**Information supplied**
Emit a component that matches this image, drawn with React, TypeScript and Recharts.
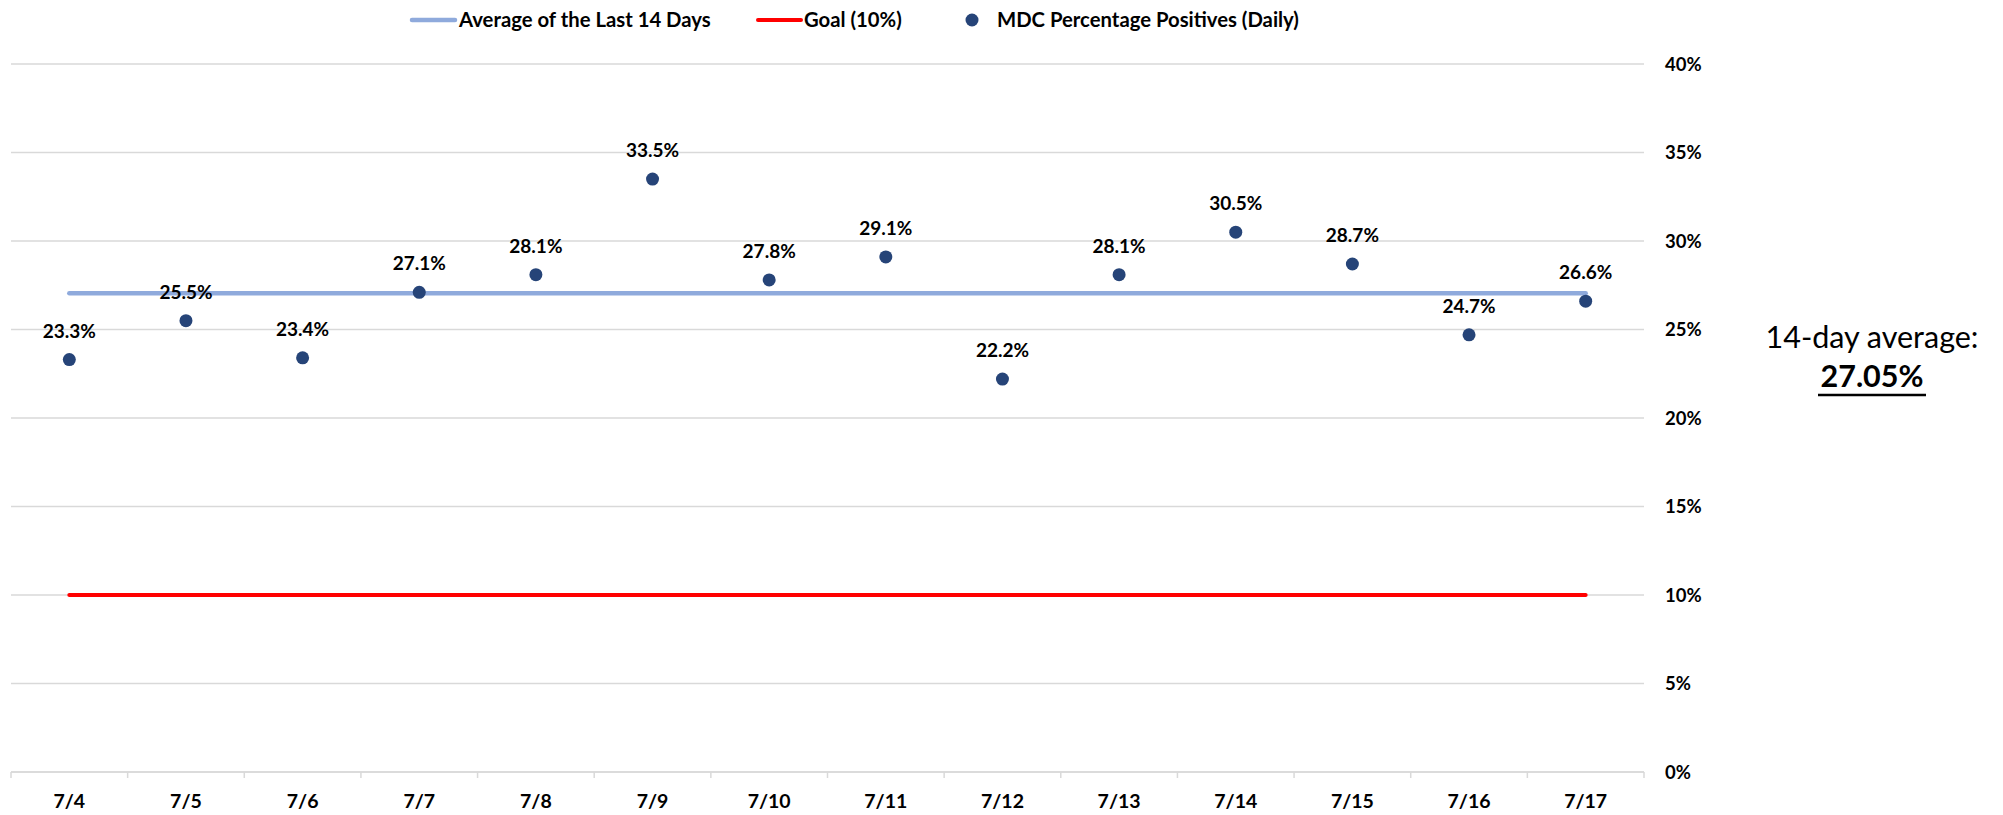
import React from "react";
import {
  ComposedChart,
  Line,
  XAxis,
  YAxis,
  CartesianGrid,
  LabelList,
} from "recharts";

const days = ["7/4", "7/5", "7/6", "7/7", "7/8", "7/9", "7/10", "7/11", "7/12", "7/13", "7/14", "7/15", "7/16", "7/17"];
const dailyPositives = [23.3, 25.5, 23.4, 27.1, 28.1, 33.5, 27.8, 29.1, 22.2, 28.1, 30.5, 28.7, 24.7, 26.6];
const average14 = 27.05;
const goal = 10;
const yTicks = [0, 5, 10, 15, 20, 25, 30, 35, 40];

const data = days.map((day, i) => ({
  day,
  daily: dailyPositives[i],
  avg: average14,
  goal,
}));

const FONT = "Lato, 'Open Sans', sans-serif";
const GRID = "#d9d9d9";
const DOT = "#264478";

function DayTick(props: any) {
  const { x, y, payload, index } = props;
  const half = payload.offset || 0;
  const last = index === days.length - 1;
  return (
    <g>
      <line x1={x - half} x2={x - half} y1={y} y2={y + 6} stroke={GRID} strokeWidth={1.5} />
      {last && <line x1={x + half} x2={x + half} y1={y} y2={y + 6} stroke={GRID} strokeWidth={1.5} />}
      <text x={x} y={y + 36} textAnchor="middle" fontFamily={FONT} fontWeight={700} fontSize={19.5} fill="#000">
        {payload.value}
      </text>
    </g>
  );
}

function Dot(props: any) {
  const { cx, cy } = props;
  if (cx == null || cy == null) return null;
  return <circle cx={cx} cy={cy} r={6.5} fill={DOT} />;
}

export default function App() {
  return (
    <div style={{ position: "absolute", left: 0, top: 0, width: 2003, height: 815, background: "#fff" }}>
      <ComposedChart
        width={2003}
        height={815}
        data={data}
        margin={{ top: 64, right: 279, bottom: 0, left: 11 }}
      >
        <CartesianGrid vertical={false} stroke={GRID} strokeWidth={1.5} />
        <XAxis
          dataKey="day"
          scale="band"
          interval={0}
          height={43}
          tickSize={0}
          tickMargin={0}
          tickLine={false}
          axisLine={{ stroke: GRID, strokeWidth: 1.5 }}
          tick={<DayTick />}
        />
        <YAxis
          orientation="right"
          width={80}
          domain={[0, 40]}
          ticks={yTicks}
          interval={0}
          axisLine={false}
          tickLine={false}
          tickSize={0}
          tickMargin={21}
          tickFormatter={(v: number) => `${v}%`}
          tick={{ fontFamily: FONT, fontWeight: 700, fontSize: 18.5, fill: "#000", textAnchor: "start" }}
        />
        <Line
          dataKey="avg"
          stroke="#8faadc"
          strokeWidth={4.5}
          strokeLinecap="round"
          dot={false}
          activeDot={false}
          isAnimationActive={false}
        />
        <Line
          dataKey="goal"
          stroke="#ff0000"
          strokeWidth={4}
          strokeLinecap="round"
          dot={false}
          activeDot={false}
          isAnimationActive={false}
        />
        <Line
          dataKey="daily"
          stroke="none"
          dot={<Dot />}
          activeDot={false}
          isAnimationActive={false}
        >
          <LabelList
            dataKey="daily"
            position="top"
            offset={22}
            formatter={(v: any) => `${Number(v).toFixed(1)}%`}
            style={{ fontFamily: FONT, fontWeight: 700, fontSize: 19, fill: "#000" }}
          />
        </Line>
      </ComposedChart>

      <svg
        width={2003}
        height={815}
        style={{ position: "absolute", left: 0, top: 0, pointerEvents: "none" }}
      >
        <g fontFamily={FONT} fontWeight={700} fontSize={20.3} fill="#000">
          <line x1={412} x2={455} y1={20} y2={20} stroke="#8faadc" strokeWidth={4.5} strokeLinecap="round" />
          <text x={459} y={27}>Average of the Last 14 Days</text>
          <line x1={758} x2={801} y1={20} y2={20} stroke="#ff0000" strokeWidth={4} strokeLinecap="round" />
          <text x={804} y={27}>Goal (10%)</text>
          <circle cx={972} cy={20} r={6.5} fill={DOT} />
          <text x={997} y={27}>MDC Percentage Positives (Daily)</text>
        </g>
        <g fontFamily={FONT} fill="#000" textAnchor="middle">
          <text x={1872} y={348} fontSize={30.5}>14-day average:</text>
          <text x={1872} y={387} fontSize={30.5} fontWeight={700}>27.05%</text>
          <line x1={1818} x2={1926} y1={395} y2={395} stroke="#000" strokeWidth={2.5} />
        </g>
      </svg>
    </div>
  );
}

**Work to be completed**
Give the count of lines in the data above that hold the string "React", with no additional words.

**Problem solution**
2